BEIJING, March 5 (Xinhua) -- China keeps its economic growth target unchanged at around 7.5 percent this year as the government looks to achieve stable growth while driving through reforms for a more balanced model.
"On the basis of careful comparison and repeatedly weighing various factors as well as considering what is needed and what is possible, we set a growth target of around 7.5 percent," said the government work report delivered by Premier Li Keqiang at the parliament's annual session Wednesday.
This is the third consecutive year that the government put the goal at 7.5 percent.
China's economy expanded 7.7 percent last year, well above the government goal, but a set of data that pointed to softening manufacturing activity in recent months renewed concerns on the growth outlook of the world's second largest economy.
Describing the economy as at a critical juncture where the paths upward is "particularly steep" amid challenges from at home and abroad, the premier stressed that China must keep economic development as the central task and maintain a "proper economic growth rate".
He reiterated that reform is the top priority for the government's work this year, four months after a key meeting last November outlined a wide-ranging reform package.
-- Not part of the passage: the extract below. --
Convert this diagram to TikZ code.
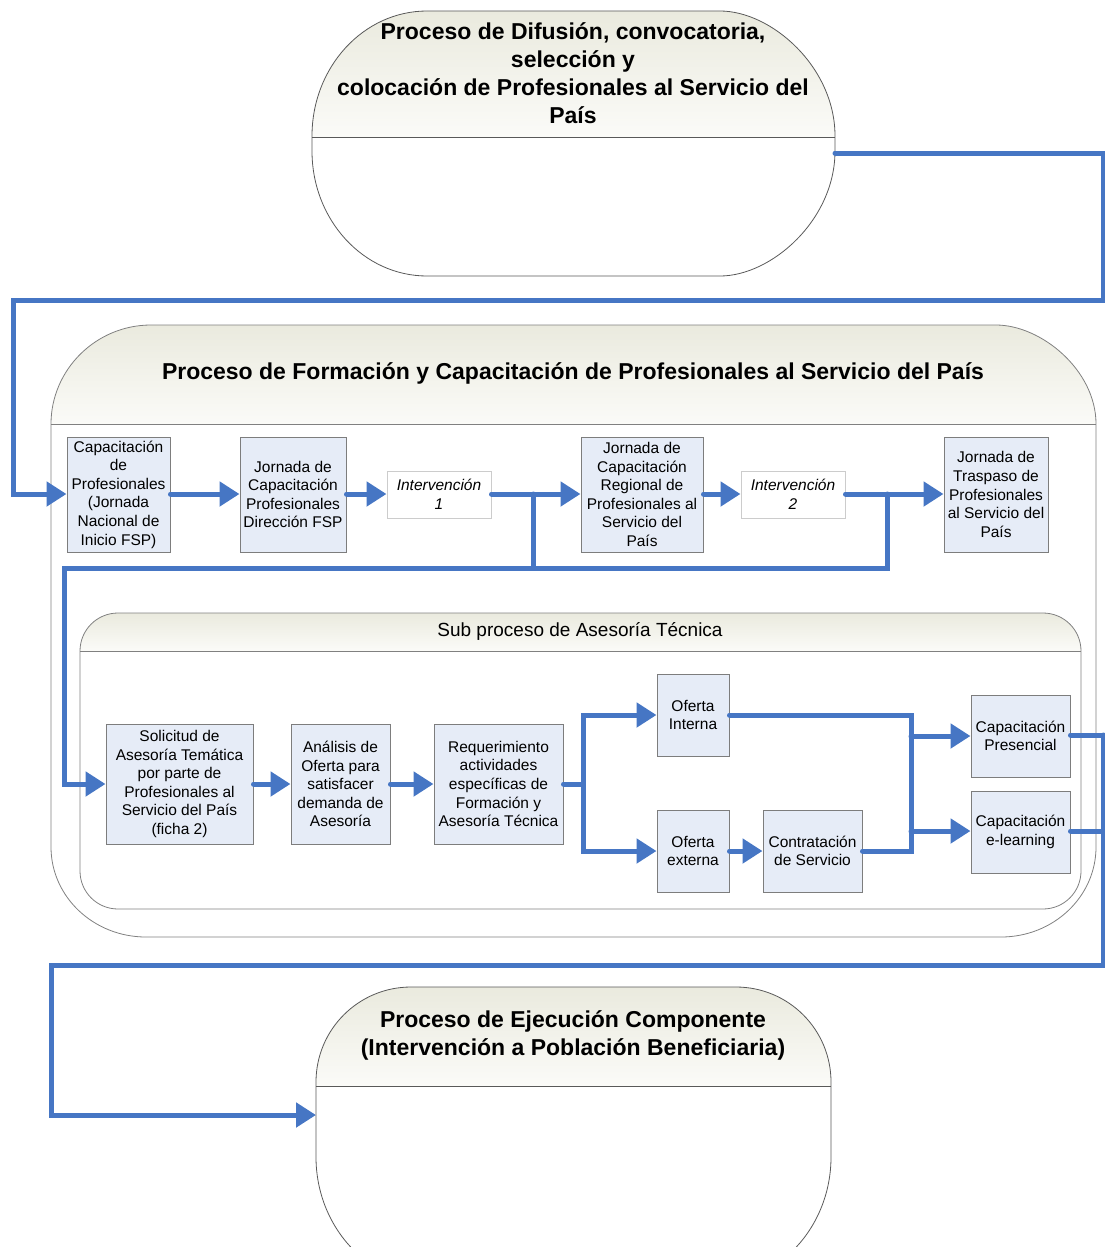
\documentclass[tikz,border=0pt]{standalone}
\usepackage{fontspec}
\setmainfont{Liberation Sans}
\usetikzlibrary{arrows.meta}
\definecolor{flow}{RGB}{70,118,196}
\definecolor{boxfill}{RGB}{230,236,247}
\definecolor{boxline}{RGB}{125,125,125}
\definecolor{headtop}{RGB}{234,234,222}
\definecolor{headbot}{RGB}{251,251,248}
\tikzset{
 conn/.style={draw=flow, line width=5pt, line cap=round, line join=miter},
 arr/.style={conn, -{Triangle[length=20pt,width=24pt]}},
 procbox/.style={draw=boxline, fill=boxfill, line width=1pt, align=center, inner sep=0pt, font=\fontsize{15.5}{18.6}\selectfont},
 intbox/.style={draw=gray!40, fill=white, line width=1pt, align=center, inner sep=0pt, minimum width=104pt, minimum height=47pt, font=\fontsize{15.5}{18.6}\selectfont\itshape},
 bigtitle/.style={align=center, font=\fontsize{23}{28}\selectfont\bfseries},
 subtitle/.style={font=\fontsize{19}{22}\selectfont},
 shapeline/.style={draw=black!65, line width=0.8pt},
 contline/.style={draw=black!50, line width=0.8pt},
 headshade/.style={top color=headtop, bottom color=headbot},
}
\begin{document}
\begin{tikzpicture}[x=1pt,y=-1pt]
\useasboundingbox (0,0) rectangle (1105,1247);
% ---------- top process shape ----------
\path[headshade] (312,137) -- (312,136) .. controls (312,67) and (363.5,11) .. (427,11) -- (720,11) .. controls (771.5,11) and (835,67) .. (835,136) -- (835,137) -- cycle;
\draw[shapeline] (312,136) .. controls (312,67) and (363.5,11) .. (427,11) -- (720,11) .. controls (771.5,11) and (835,67) .. (835,136) -- (835,151) .. controls (835,220) and (771.5,276) .. (720,276) -- (427,276) .. controls (363.5,276) and (312,220) .. (312,151) -- cycle;
\draw[shapeline] (312,137) -- (835,137);
\node[bigtitle] (toptitle) at (573,73) {Proceso de Difusión, convocatoria,\\selección y\\colocación de Profesionales al Servicio del\\País};
\coordinate (topout) at (835,153);
% ---------- big container ----------
\path[headshade] (51,424) .. controls (51,369.8) and (95.8,325) .. (151,325) -- (996,325) .. controls (1040.8,325) and (1096,369.8) .. (1096,424) -- cycle;
\draw[contline] (51,424) .. controls (51,369.8) and (95.8,325) .. (151,325) -- (996,325) .. controls (1040.8,325) and (1096,369.8) .. (1096,424) -- (1096,847) .. controls (1096,896.7) and (1053.5,937) .. (1001,937) -- (146,937) .. controls (93.5,937) and (51,896.7) .. (51,847) -- cycle;
\draw[contline] (51,424) -- (1096,424);
\node[bigtitle] (formtitle) at (573,373) {Proceso de Formación y Capacitación de Profesionales al Servicio del País};
% ---------- sub container ----------
\path[headshade] (80,651) .. controls (80,630) and (97,613) .. (118,613) -- (1043,613) .. controls (1064,613) and (1081,630) .. (1081,651) -- cycle;
\draw[contline] (80,651) .. controls (80,630) and (97,613) .. (118,613) -- (1043,613) .. controls (1064,613) and (1081,630) .. (1081,651) -- (1081,871) .. controls (1081,892) and (1064,909) .. (1043,909) -- (118,909) .. controls (97,909) and (80,892) .. (80,871) -- cycle;
\draw[contline] (80,651) -- (1081,651);
\node[subtitle] (subtitle) at (580,631) {Sub proceso de Asesoría Técnica};
% ---------- bottom process shape ----------
\path[headshade] (316,1086) -- (316,1082) .. controls (316,1029.5) and (358.5,987) .. (411,987) -- (736,987) .. controls (788.5,987) and (831,1029.5) .. (831,1082) -- (831,1086) -- cycle;
\draw[shapeline] (316,1082) .. controls (316,1029.5) and (358.5,987) .. (411,987) -- (736,987) .. controls (788.5,987) and (831,1029.5) .. (831,1082) -- (831,1157) .. controls (831,1227.7) and (777.3,1285) .. (711,1285) -- (436,1285) .. controls (369.7,1285) and (316,1227.7) .. (316,1157) -- cycle;
\draw[shapeline] (316,1086) -- (831,1086);
\node[bigtitle] (bottitle) at (573,1035) {Proceso de Ejecución Componente\\(Intervención a Población Beneficiaria)};
\coordinate (botin) at (316,1115);
% ---------- row 1 boxes ----------
\node[procbox, minimum width=103pt, minimum height=115pt] (b1) at (118.5,494.5) {Capacitación\\de\\Profesionales\\(Jornada\\Nacional de\\Inicio FSP)};
\node[procbox, minimum width=106pt, minimum height=115pt] (b2) at (293,494.5) {Jornada de\\Capacitación\\Profesionales\\Dirección FSP};
\node[intbox] (i1) at (439,494.5) {Intervención\\1};
\node[procbox, minimum width=122pt, minimum height=115pt] (b3) at (642,494.5) {Jornada de\\Capacitación\\Regional de\\Profesionales al\\Servicio del\\País};
\node[intbox] (i2) at (793,494.5) {Intervención\\2};
\node[procbox, minimum width=104pt, minimum height=115pt] (b4) at (996,494.5) {Jornada de\\Traspaso de\\Profesionales\\al Servicio del\\País};
% ---------- row 2 boxes ----------
\node[procbox, minimum width=147pt, minimum height=120pt] (s1) at (179.5,784) {Solicitud de\\Asesoría Temática\\por parte de\\Profesionales al\\Servicio del País\\(ficha 2)};
\node[procbox, minimum width=99pt, minimum height=120pt] (s2) at (340.5,784) {Análisis de\\Oferta para\\satisfacer\\demanda de\\Asesoría};
\node[procbox, minimum width=129pt, minimum height=120pt] (s3) at (498.5,784) {Requerimiento\\actividades\\específicas de\\Formación y\\Asesoría Técnica};
\node[procbox, minimum width=72pt, minimum height=82pt] (oi) at (693,715) {Oferta\\Interna};
\node[procbox, minimum width=72pt, minimum height=82pt] (oe) at (693,851) {Oferta\\externa};
\node[procbox, minimum width=99pt, minimum height=82pt] (cs) at (812.5,851) {Contratación\\de Servicio};
\node[procbox, minimum width=99pt, minimum height=82pt] (cp) at (1020.5,736) {Capacitación\\Presencial};
\node[procbox, minimum width=99pt, minimum height=82pt] (ce) at (1020.5,832) {Capacitación\\e-learning};
% ---------- junction coordinates ----------
\coordinate (j1) at (533,494);
\coordinate (j2) at (887,494);
\coordinate (j3) at (583,784);
\coordinate (j4) at (911,736);
\coordinate (j5) at (911,831);
\coordinate (j6) at (1103,735);
% ---------- connectors ----------
\draw[arr] (topout) -- (1103,153) -- (1103,300) -- (13,300) -- (13,494) -- (b1.west |- 0,494);
\draw[arr] (b1.east |- 0,494) -- (b2.west |- 0,494);
\draw[arr] (b2.east |- 0,494) -- (i1.west |- 0,494);
\draw[arr] (i1.east |- 0,494) -- (b3.west |- 0,494);
\draw[conn] (j1) -- (533,568);
\draw[arr] (b3.east |- 0,494) -- (i2.west |- 0,494);
\draw[arr] (i2.east |- 0,494) -- (b4.west |- 0,494);
\draw[arr] (j2) -- (887,568) -- (64,568) -- (64,784) -- (s1.west);
\draw[arr] (s1.east) -- (s2.west);
\draw[arr] (s2.east) -- (s3.west);
\draw[conn] (s3.east) -- (j3);
\draw[arr] (j3) -- (583,715) -- (oi.west);
\draw[arr] (j3) -- (583,851) -- (oe.west);
\draw[arr] (oe.east) -- (cs.west);
\draw[conn] (oi.east) -- (911,715) -- (911,851) -- (cs.east);
\draw[arr] (j4) -- (cp.west |- j4);
\draw[arr] (j5) -- (ce.west |- j5);
\draw[conn] (cp.east |- j6) -- (j6);
\draw[conn] (ce.east |- 0,831) -- (1103,831);
\draw[arr] (j6) -- (1103,965) -- (51,965) -- (51,1115) -- (botin);
\end{tikzpicture}
\end{document}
To ensure the economy stay within a "proper range", the government promised to continue to implement a proactive fiscal policy and a prudent monetary policy.
It projected a budget deficit of 1.35 trillion yuan, an increase of 150 billion yuan over last year, and a 13-percent rise in broad money supply in 2014, while vowing to keep inflation at around 3.5 percent and create 10 million more urban jobs to ensure the registered urban unemployment rate does not rise above 4.6 percent.
To shift the growth away from the export- and investment-led model, China will make domestic demand the "main engine" that drives growth and take investment as the "key" to maintain stable growth, the report said.
Although the policy tone is largely unchanged from last year, analysts expect authorities to put on more focus on deepening reforms this year, albeit in a gradual and cautious manner.
Premier Li announced Wednesday to set up a deposit insurance system, considered a precondition for freeing deposit rates, the last and most important step of interest rate liberalization.
The decision came along with repeated promises to expand the floating range of exchange rates and move toward yuan convertibility under capital accounts.
The report said China will overhaul the current financing scheme for local governments to issue bonds, its latest step to contain the mounting debt problems.
Containing local government debt risks has been high on the government's agenda for 2014. It is listed as one of the government's six priorities at a tone-setting economic work conference in December.
Despite various estimates on the size of China's local government debt, the National Audit Office issued its own audit results at the end of last year, which estimated local government debt was 10.89 trillion yuan (1.78 trillion U.S. dollars) as of the end of June 2013.
An emerging consensus is that China's government debt is generally manageable but could get out of hand if its structural problems and lack of oversight are not addressed in a timely manner.
Together with a range of other steps to address public concerns, Premier Li said China will "declare war" against pollution and penalize crooked officials "without mercy" in accordance with the law.